# What the exercise asks:
Begin with the first line below and retype each line exactly through the line containing "import plotly.graph_objects as go". Any pictures are to be left out.

============

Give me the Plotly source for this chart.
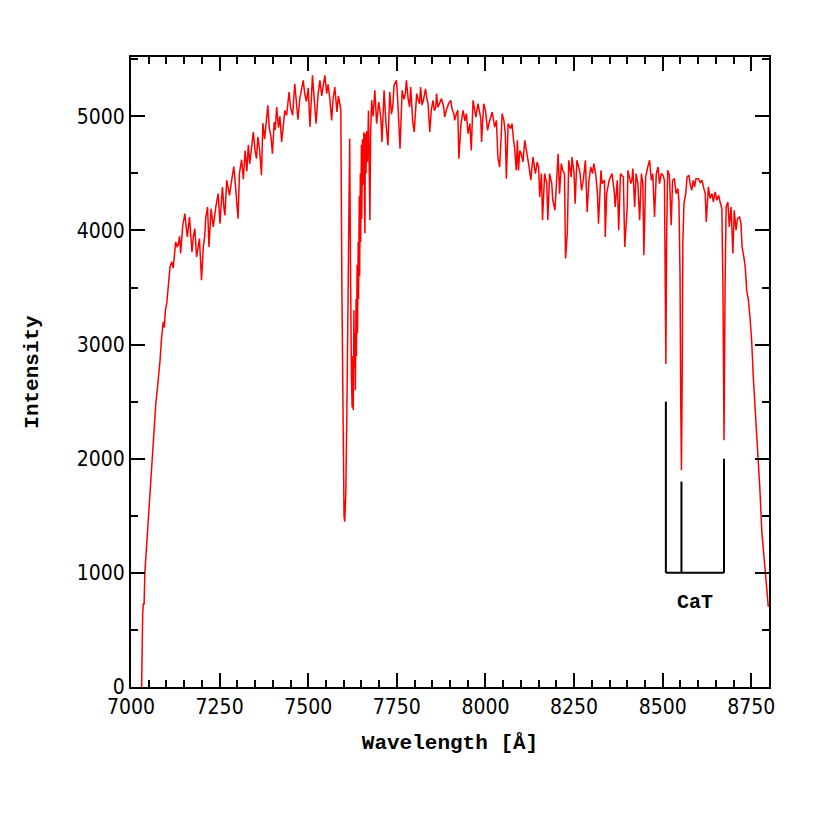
import plotly.graph_objects as go

# spectrum (wavelength in Angstrom, intensity)
wave = [7030, 7031, 7033, 7035, 7037, 7039, 7044, 7049, 7054, 7058, 7061, 7065, 7067, 7070, 7074, 7077, 7080, 7082, 7086, 7091,
        7094, 7097, 7101, 7105, 7108, 7110, 7115, 7119, 7123, 7126, 7130, 7133, 7137, 7140, 7146, 7152, 7155, 7159, 7165, 7168,
        7172, 7176, 7180, 7185, 7189, 7193, 7196, 7199, 7204, 7208, 7211, 7216, 7220, 7226, 7232, 7236, 7240, 7246, 7251, 7255,
        7258, 7262, 7265, 7270, 7274, 7278, 7284, 7290, 7295, 7302, 7306, 7312, 7317, 7322, 7327, 7331, 7335, 7340, 7345, 7350,
        7354, 7358, 7363, 7368, 7372, 7377, 7382, 7386, 7390, 7395, 7399, 7404, 7407, 7411, 7416, 7420, 7425, 7430, 7434, 7439,
        7446, 7450, 7456, 7462, 7466, 7471, 7476, 7481, 7486, 7490, 7495, 7500, 7505, 7512, 7517, 7522, 7528, 7533, 7538, 7542,
        7547, 7552, 7556, 7561, 7566, 7570, 7575, 7581, 7585, 7589, 7592, 7595, 7598, 7601, 7603, 7606, 7609, 7612, 7615, 7617,
        7619, 7620, 7622, 7624, 7626, 7627, 7629, 7630, 7632, 7633, 7635, 7636, 7638, 7639, 7641, 7642, 7644, 7645, 7647, 7648,
        7650, 7651, 7653, 7655, 7657, 7659, 7660, 7661, 7663, 7665, 7667, 7670, 7672, 7674, 7676, 7679, 7683, 7688, 7693, 7699,
        7705, 7708, 7714, 7719, 7725, 7730, 7735, 7739, 7742, 7749, 7753, 7759, 7765, 7770, 7774, 7777, 7782, 7786, 7789, 7795,
        7799, 7806, 7810, 7814, 7817, 7821, 7825, 7831, 7835, 7838, 7843, 7847, 7852, 7856, 7860, 7862, 7866, 7870, 7876, 7882,
        7885, 7890, 7896, 7902, 7906, 7911, 7913, 7918, 7922, 7925, 7928, 7931, 7937, 7942, 7946, 7951, 7956, 7960, 7965, 7969,
        7973, 7979, 7983, 7987, 7989, 7995, 8000, 8006, 8011, 8015, 8019, 8026, 8031, 8035, 8040, 8044, 8047, 8052, 8056, 8059,
        8064, 8071, 8075, 8079, 8082, 8087, 8090, 8093, 8097, 8101, 8106, 8111, 8118, 8123, 8128, 8134, 8141, 8146, 8150, 8153,
        8158, 8161, 8167, 8173, 8176, 8181, 8187, 8190, 8196, 8201, 8205, 8209, 8214, 8218, 8223, 8226, 8231, 8235, 8242, 8244,
        8250, 8253, 8258, 8263, 8267, 8271, 8276, 8282, 8287, 8292, 8297, 8302, 8306, 8312, 8316, 8319, 8326, 8329, 8336, 8338,
        8342, 8349, 8354, 8357, 8363, 8366, 8372, 8376, 8381, 8389, 8393, 8400, 8402, 8410, 8413, 8416, 8421, 8425, 8430, 8435,
        8440, 8444, 8447, 8452, 8458, 8463, 8468, 8472, 8477, 8482, 8487, 8491, 8496, 8501, 8505, 8507, 8509, 8511, 8514, 8519,
        8524, 8528, 8533, 8538, 8543, 8546, 8549, 8551, 8553, 8555, 8557, 8560, 8565, 8569, 8574, 8578, 8582, 8586, 8590, 8594,
        8597, 8601, 8606, 8611, 8615, 8620, 8623, 8626, 8629, 8634, 8639, 8643, 8648, 8653, 8658, 8662, 8667, 8670, 8673, 8676,
        8679, 8684, 8688, 8693, 8698, 8702, 8707, 8711, 8717, 8721, 8724, 8729, 8733, 8737, 8742, 8747, 8751, 8756, 8761, 8768,
        8774, 8780, 8786, 8790, 8794, 8798]

flux = [0, 630, 650, 733, 720, 996, 1229, 1491, 1696, 1959, 2100, 2280, 2300, 2484, 2600, 2688, 2750, 2864, 3050, 3199,
        3150, 3300, 3363, 3505, 3600, 3680, 3725, 3670, 3800, 3900, 3860, 3870, 3950, 3798, 4046, 4148, 4050, 3944, 4118, 4000,
        3812, 3950, 4016, 3768, 3850, 3929, 3750, 3564, 3856, 3950, 4118, 4206, 3856, 4190, 4031, 4150, 4221, 4323, 4060, 4250,
        4381, 4200, 4133, 4440, 4350, 4308, 4440, 4560, 4380, 4104, 4500, 4620, 4450, 4700, 4520, 4750, 4586, 4750, 4863, 4700,
        4630, 4820, 4700, 4484, 4940, 4800, 5000, 5097, 4900, 4820, 4673, 4950, 4880, 5082, 4900, 5000, 4776, 4950, 5050, 5009,
        5213, 5080, 5009, 5286, 5150, 4970, 5150, 5250, 5315, 5200, 5130, 5250, 4906, 5359, 5150, 4935, 5200, 5315, 5180, 5280,
        5359, 5200, 5280, 5155, 4965, 5150, 5257, 5038, 5180, 5111, 5050, 3500, 2000, 1500, 1448, 1700, 2400, 3500, 4500, 4805,
        3800, 3000, 2700, 2450, 2900, 2426, 3300, 2800, 3100, 2600, 3400, 2900, 3700, 3100, 3900, 3400, 4300, 3600, 4500, 3900,
        4750, 4100, 4800, 4400, 4860, 4200, 3976, 4850, 4500, 4870, 4600, 5050, 4700, 4090, 4863, 5140, 5000, 5228, 4936, 5126,
        4980, 4776, 5228, 4950, 4746, 5213, 5020, 5100, 5272, 5315, 5111, 4717, 5228, 5150, 5199, 5315, 5150, 5082, 5257, 4950,
        4863, 5199, 5150, 5111, 5257, 5100, 5140, 5242, 5150, 5111, 4863, 5050, 5140, 5050, 5082, 5199, 5080, 5111, 5155, 5082,
        4994, 5060, 5111, 5140, 5060, 5024, 4965, 5020, 5053, 4629, 4800, 4936, 5053, 4960, 5024, 4848, 4936, 4702, 5140, 5050,
        4994, 5111, 5030, 4980, 4776, 5111, 5053, 4877, 4950, 4994, 5038, 4906, 4965, 4644, 4556, 4800, 5024, 4965, 4850, 4454,
        4936, 4892, 4936, 4800, 4731, 4527, 4790, 4527, 4700, 4673, 4600, 4790, 4673, 4560, 4440, 4644, 4498, 4600, 4556, 4294,
        4498, 4090, 4498, 4411, 4090, 4498, 4411, 4265, 4177, 4440, 4673, 4323, 4586, 4527, 4498, 3754, 3979, 4615, 4469, 4644,
        4498, 4235, 4615, 4556, 4498, 4352, 4440, 4615, 4162, 4440, 4556, 4498, 4586, 4469, 4323, 4060, 4527, 4411, 4440, 3943,
        4323, 4440, 4469, 4498, 4352, 4206, 4440, 4002, 4498, 4469, 3856, 4206, 4527, 4411, 4440, 4542, 4206, 4498, 4411, 4090,
        4498, 4411, 3783, 4469, 4556, 4615, 4440, 4498, 4118, 4498, 4556, 4411, 4498, 4484, 4440, 3800, 2830, 3900, 4527, 4484,
        4046, 4440, 4454, 4323, 4367, 4250, 3600, 2500, 1900, 2700, 3900, 4235, 4323, 4469, 4484, 4400, 4352, 4440, 4382, 4454,
        4454, 4454, 4420, 4440, 4382, 4323, 4075, 4300, 4382, 4280, 4323, 4250, 4338, 4265, 4308, 4250, 4192, 3500, 2163, 3500,
        4206, 4250, 4031, 4206, 3798, 4177, 4002, 4104, 4118, 4060, 3856, 3768, 3680, 3476, 3388, 3213, 3038, 2700, 2450, 2119,
        1750, 1350, 1100, 996, 850, 703]

# Ca II triplet markers
cat_wave = [8509, 8553, 8673]
cat_top = [2500, 1800, 2000]
cat_base = 1000
cat_label = "CaT"

fig = go.Figure()

fig.add_trace(go.Scatter(x=wave, y=flux, mode='lines',
                         line=dict(color='#ff0000', width=1.5),
                         showlegend=False, hoverinfo='skip'))

# bracket for the CaT lines
bx, by = [], []
for w, t in zip(cat_wave, cat_top):
    bx += [w, w, None]
    by += [cat_base, t, None]
bx += [cat_wave[0], cat_wave[-1]]
by += [cat_base, cat_base]
fig.add_trace(go.Scatter(x=bx, y=by, mode='lines',
                         line=dict(color='black', width=2),
                         showlegend=False, hoverinfo='skip'))

fig.add_annotation(x=(cat_wave[0] + cat_wave[-1]) / 2, y=cat_base, yshift=-30,
                   text='<b>' + cat_label + '</b>', showarrow=False,
                   font=dict(family='Liberation Mono', size=20, color='black'))

tickfont = dict(family='DejaVu Sans Condensed', size=21, color='black')
titlefont = dict(family='Liberation Mono', size=21, color='black')

fig.update_xaxes(range=[7000, 8800], dtick=250, tick0=7000,
                 ticks='inside', ticklen=14, tickwidth=2, tickcolor='black',
                 minor=dict(ticks='inside', ticklen=7, tickwidth=2, dtick=50, tickcolor='black', showgrid=False),
                 showline=True, linewidth=2, linecolor='black', mirror='ticks',
                 showgrid=False, zeroline=False, tickfont=tickfont,
                 title=dict(text='<b>Wavelength [Å]</b>', font=titlefont, standoff=16))

fig.update_yaxes(range=[0, 5520], dtick=1000, tick0=0,
                 ticks='inside', ticklen=14, tickwidth=2, tickcolor='black',
                 minor=dict(ticks='inside', ticklen=7, tickwidth=2, dtick=500, tickcolor='black', showgrid=False),
                 showline=True, linewidth=2, linecolor='black', mirror='ticks',
                 showgrid=False, zeroline=False, tickfont=tickfont,
                 title=dict(text='<b>Intensity</b>', font=titlefont, standoff=32))

fig.update_layout(
    width=830, height=830,
    margin=dict(l=123, r=69, t=49, b=151, autoexpand=False),
    plot_bgcolor='white', paper_bgcolor='white',
)

fig.write_html("out.html")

============

# Output below:
Give me the Plotly source for this chart.
import plotly.graph_objects as go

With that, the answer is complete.